Understanding Bear Markets and Their Impact on You
Tim Whisler

The financial markets have been quite volatile lately, and with the increase in media headlines around bear markets, it's understandable that you may feel anxious about your financial outlook. In this post, we'll address your top questions, clarify what a bear market is, what it could mean for your financial goals, and importantly, share some proactive steps you can take.

What Is a Bear Market?

A bear market is defined as a period when stock prices fall 20% or more from recent highs. Although unnerving, bear markets are a natural part of economic cycles, occurring roughly 21% of the time over the last 94 years, with bull markets, where prices rise, occupying the remaining 78%. Recognizing this can help assuage concerns, as these cycles are part of the market's long-term rhythm.

Investment Behavior Tips

In the face of bear markets, it’s crucial to resist the urge to panic sell. Historically, those who stayed invested rather than selling during downturns have often seen better outcomes. Use this time to review your strategy and reassess your risk tolerance—especially if you’ve experienced significant life changes such as marriage, divorce, or having children.

Opportunities in Downturns

Bear markets can also present unique buying opportunities. Depending on your goals, investing in quality stocks at lower prices during a downturn can be prudent. Ensuring these investments align with your long-term objectives is key, as is maintaining a diversified portfolio to manage risk.

Recession Connection

There is a common misconception that bear markets cause recessions; however, this is not always the case. Bear markets can occur without leading to a recession, and recessions can happen without a preceding bear market. Understanding this can help you navigate market turbulence with a clearer perspective.

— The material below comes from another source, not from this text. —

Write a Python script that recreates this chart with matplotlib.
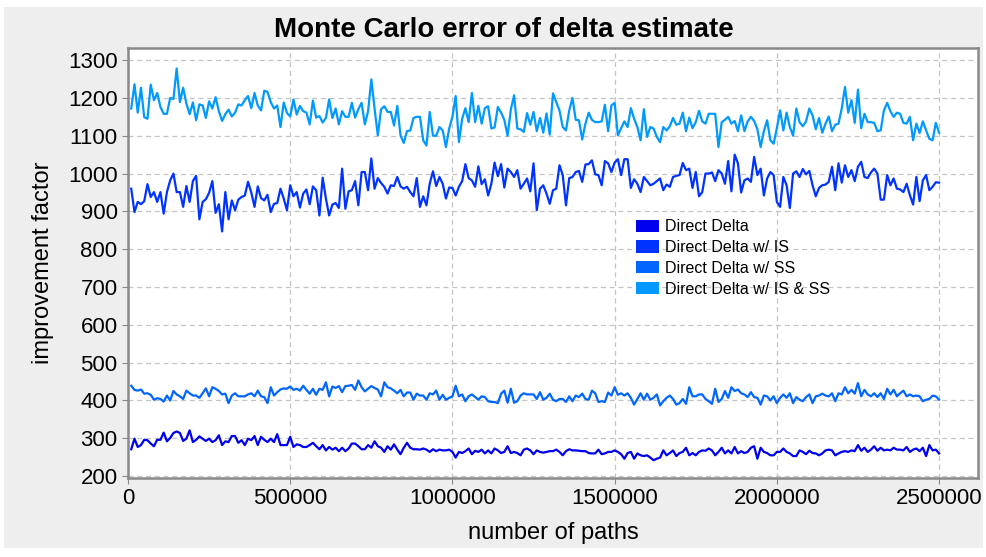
import numpy as np
import matplotlib.pyplot as plt
from matplotlib.patches import Patch, Rectangle

# improvement factor per 10000 paths
dd_is_ss = [
    1172, 1236, 1161, 1227, 1149, 1145, 1235, 1194, 1213, 1176,
    1158, 1158, 1200, 1197, 1278, 1189, 1227, 1185, 1157, 1188,
    1141, 1183, 1180, 1147, 1191, 1172, 1202, 1165, 1139, 1157,
    1169, 1151, 1161, 1183, 1180, 1194, 1205, 1173, 1213, 1180,
    1167, 1219, 1216, 1189, 1172, 1180, 1123, 1188, 1160, 1151,
    1196, 1156, 1179, 1165, 1161, 1130, 1193, 1148, 1152, 1135,
    1147, 1196, 1147, 1172, 1130,
    1165, 1150, 1150, 1187, 1148, 1170, 1187, 1130, 1165, 1249,
    1172, 1101, 1170, 1178, 1163, 1163, 1127, 1179, 1101, 1081,
    1112, 1114, 1147, 1150, 1150, 1088, 1074, 1163, 1100, 1100,
    1123, 1114, 1070, 1119, 1150, 1205, 1083, 1145, 1173, 1136,
    1213, 1136, 1179, 1132, 1173, 1178, 1119, 1122, 1176, 1161,
    1142, 1100, 1169, 1207, 1119, 1117, 1110, 1160, 1129, 1163,
    1112, 1147, 1108, 1159, 1103,
    1212, 1189, 1167, 1123, 1114, 1167, 1200, 1142, 1141, 1090,
    1132, 1161, 1142, 1136, 1136, 1138, 1182, 1112, 1180, 1187,
    1101, 1120, 1138, 1123, 1173, 1145, 1123, 1088, 1170, 1097,
    1123, 1119, 1097, 1083, 1123, 1114, 1125, 1147, 1129, 1132,
    1161, 1112, 1148, 1120, 1136, 1166, 1138, 1132, 1158, 1158,
    1158, 1070, 1136, 1142, 1150, 1132, 1139, 1112, 1154, 1112,
    1138, 1150, 1139, 1117, 1070,
    1112, 1141, 1088, 1079, 1120, 1167, 1114, 1161, 1123, 1100,
    1172, 1136, 1125, 1138, 1172, 1154, 1117, 1147, 1108, 1132,
    1151, 1112, 1129, 1132, 1172, 1229, 1161, 1194, 1134, 1222,
    1120, 1158, 1136, 1136, 1134, 1112, 1114, 1167, 1187, 1165,
    1150, 1161, 1158, 1134, 1132, 1150, 1088, 1132, 1107, 1138,
    1114, 1092, 1088, 1134, 1108,
]

dd_is = [
    960, 898, 925, 919, 927, 972, 938, 951, 925, 951,
    894, 951, 982, 1000, 951, 951, 912, 967, 925, 980,
    994, 879, 925, 932, 949, 980, 896, 919, 847, 951,
    879, 929, 903, 931, 938, 942, 978, 950, 912, 966,
    935, 929, 944, 898, 920, 922, 960, 934, 903, 969,
    940, 951, 910, 947, 958, 919, 966, 956, 889, 989,
    934, 889, 918, 922, 909,
    1013, 907, 953, 956, 980, 916, 1004, 1004, 956, 1040,
    960, 988, 975, 965, 947, 969, 967, 991, 966, 960,
    965, 951, 940, 988, 912, 940, 916, 973, 1006, 967,
    991, 973, 934, 963, 962, 942, 965, 980, 1025, 988,
    982, 965, 1019, 972, 985, 942, 973, 1029, 993, 1025,
    963, 1013, 1004, 991, 1009, 960, 973, 987, 953, 1027,
    903, 960, 969, 947, 920,
    956, 960, 1022, 996, 916, 988, 991, 1004, 1007, 978,
    1024, 1025, 1035, 998, 996, 969, 1033, 1027, 1004, 1029,
    1038, 996, 1038, 1038, 962, 985, 973, 951, 991, 980,
    969, 973, 980, 987, 956, 971, 965, 991, 994, 996,
    1028, 1009, 1013, 962, 1004, 940, 951, 1000, 1000, 1003,
    980, 1009, 1000, 973, 1033, 953, 1050, 1027, 950, 982,
    987, 978, 1044, 996, 1013,
    942, 987, 1004, 996, 925, 912, 991, 969, 909, 1000,
    1006, 991, 1012, 998, 1007, 969, 940, 962, 969, 971,
    978, 1018, 956, 1027, 976, 1022, 991, 1009, 980, 1018,
    1031, 991, 988, 1003, 1013, 1000, 931, 931, 996, 969,
    987, 960, 958, 951, 973, 943, 918, 991, 927, 982,
    996, 956, 965, 977, 976,
]

dd_ss = [
    439, 428, 426, 429, 418, 419, 415, 402, 406, 404,
    397, 413, 400, 425, 416, 411, 404, 426, 419, 413,
    413, 407, 419, 432, 411, 435, 431, 425, 416, 418,
    393, 413, 419, 411, 411, 411, 416, 419, 411, 426,
    411, 409, 393, 435, 413, 422, 429, 432, 431, 437,
    428, 431, 426, 439, 428, 418, 431, 415, 431, 428,
    448, 411, 437, 433, 438,
    422, 438, 439, 441, 428, 453, 435, 424, 431, 438,
    433, 429, 411, 448, 435, 432, 426, 419, 428, 411,
    421, 421, 402, 418, 413, 413, 402, 419, 416, 426,
    402, 415, 402, 407, 411, 439, 411, 416, 398, 411,
    416, 409, 402, 411, 409, 398, 396, 396, 393, 418,
    426, 394, 431, 394, 398, 413, 419, 416, 416, 416,
    404, 422, 402, 407, 418,
    402, 398, 404, 404, 396, 411, 398, 413, 409, 418,
    404, 402, 426, 419, 396, 398, 396, 421, 413, 435,
    415, 419, 413, 419, 407, 389, 404, 419, 402, 418,
    402, 407, 416, 387, 398, 407, 413, 404, 389, 393,
    404, 391, 435, 411, 411, 416, 416, 404, 398, 391,
    431, 396, 404, 425, 407, 435, 425, 429, 419, 416,
    409, 422, 409, 407, 389,
    413, 411, 400, 411, 393, 407, 416, 407, 419, 393,
    409, 402, 398, 409, 416, 393, 411, 413, 418, 413,
    411, 419, 398, 419, 416, 435, 419, 428, 418, 446,
    411, 428, 416, 411, 419, 409, 419, 404, 431, 416,
    428, 411, 419, 426, 411, 416, 411, 413, 411, 398,
    402, 404, 413, 411, 402,
]

dd = [
    271, 299, 277, 282, 296, 295, 286, 279, 296, 296,
    315, 292, 301, 314, 318, 314, 293, 299, 321, 290,
    296, 305, 299, 293, 299, 290, 295, 308, 282, 292,
    290, 306, 306, 288, 295, 282, 299, 295, 306, 282,
    304, 296, 290, 299, 290, 311, 282, 282, 282, 304,
    277, 284, 282, 277, 277, 282, 288, 279, 271, 282,
    268, 277, 270, 275, 266,
    275, 266, 273, 286, 286, 279, 271, 271, 282, 275,
    292, 279, 275, 264, 279, 270, 284, 270, 258, 275,
    288, 275, 271, 271, 270, 273, 270, 264, 271, 266,
    270, 268, 268, 270, 264, 249, 264, 261, 266, 273,
    258, 267, 264, 270, 260, 268, 260, 273, 268, 261,
    264, 279, 261, 264, 261, 255, 270, 273, 268, 258,
    268, 264, 262, 264, 266,
    266, 270, 264, 255, 266, 271, 268, 268, 267, 266,
    266, 261, 260, 260, 270, 258, 260, 264, 264, 268,
    264, 258, 246, 261, 264, 246, 260, 255, 253, 255,
    249, 242, 246, 249, 268, 255, 261, 268, 253, 261,
    264, 275, 255, 261, 255, 264, 268, 267, 273, 268,
    255, 264, 275, 260, 268, 260, 277, 260, 266, 261,
    264, 275, 279, 246, 275,
    264, 261, 255, 255, 264, 264, 273, 264, 260, 253,
    253, 268, 264, 258, 267, 261, 260, 255, 260, 268,
    270, 268, 255, 260, 264, 266, 264, 268, 266, 282,
    267, 275, 264, 270, 279, 267, 275, 268, 270, 268,
    275, 270, 270, 268, 277, 264, 270, 273, 266, 275,
    253, 282, 268, 270, 260,
]

labels = ["Direct Delta", "Direct Delta w/ IS", "Direct Delta w/ SS",
          "Direct Delta w/ IS & SS"]
colors = ["#0000f0", "#0033ff", "#0066ff", "#0099ff"]
series = [dd, dd_is, dd_ss, dd_is_ss]

plt.rcParams['font.family'] = ['Liberation Sans', 'DejaVu Sans']

fig = plt.figure(figsize=(9.87, 5.57), dpi=100, facecolor="white")
fig.patches.append(Rectangle((4 / 987, 1 - 548 / 557), 979 / 987, 541 / 557,
                             transform=fig.transFigure, facecolor="#eeeeee",
                             edgecolor="none", zorder=-1))
ax = fig.add_axes([128 / 987, 1 - 478 / 557, 850 / 987, 430 / 557])
ax.set_facecolor("white")

for vals, c in zip(series, colors):
    x = 10000 * np.arange(1, len(vals) + 1)
    ax.plot(x, vals, color=c, lw=1.6)

ax.set_xlim(0, 2620000)
ax.set_ylim(195, 1332)
ax.set_xticks(np.arange(0, 2500001, 500000))
ax.set_xticklabels([str(v) for v in range(0, 2500001, 500000)])
ax.set_yticks(np.arange(200, 1301, 100))
ax.grid(True, color="#c4c4c4", linestyle=(0, (4, 3)), lw=0.9)
ax.tick_params(labelsize=16, length=4, color="#888888")
for s in ax.spines.values():
    s.set_color("#8a8a8a")
    s.set_linewidth(1.8)

fig.text(504 / 987, 1 - 30 / 557, "Monte Carlo error of delta estimate",
         fontsize=20, fontweight="bold", ha="center", va="center")
ax.set_xlabel("number of paths", fontsize=17, labelpad=9)
ax.set_ylabel("improvement factor", fontsize=17, labelpad=10)

handles = [Patch(facecolor=c, edgecolor="none") for c in colors]
ax.legend(handles, labels, loc="upper left", bbox_to_anchor=(0.581, 0.635),
          frameon=False, fontsize=11.5, handlelength=1.4, handleheight=0.8,
          labelspacing=0.36, handletextpad=0.4)

fig.savefig("out.png", dpi=100, facecolor=fig.get_facecolor())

Special Considerations for Retirees

If you’re nearing retirement, having liquidity—6–12 months' worth of cash reserves—and utilizing flexible withdrawal strategies is crucial during bear markets to avoid depleting your investment portfolio.

Planning for College?

Those saving for college should assess their allocation and adjust risk levels appropriately based on their child’s time horizon. Planning tuition withdrawals in conjunction with conservative holdings can provide stability in uncertain times.

While bear markets can be unsettling, remember they are a temporary phase in the larger spectrum of investing. Long-term planning, staying the course, and making adjustments based on your life stage can significantly influence your financial health. Consider consulting a financial advisor to ensure your investment strategy is aligned with your current goals and market realities.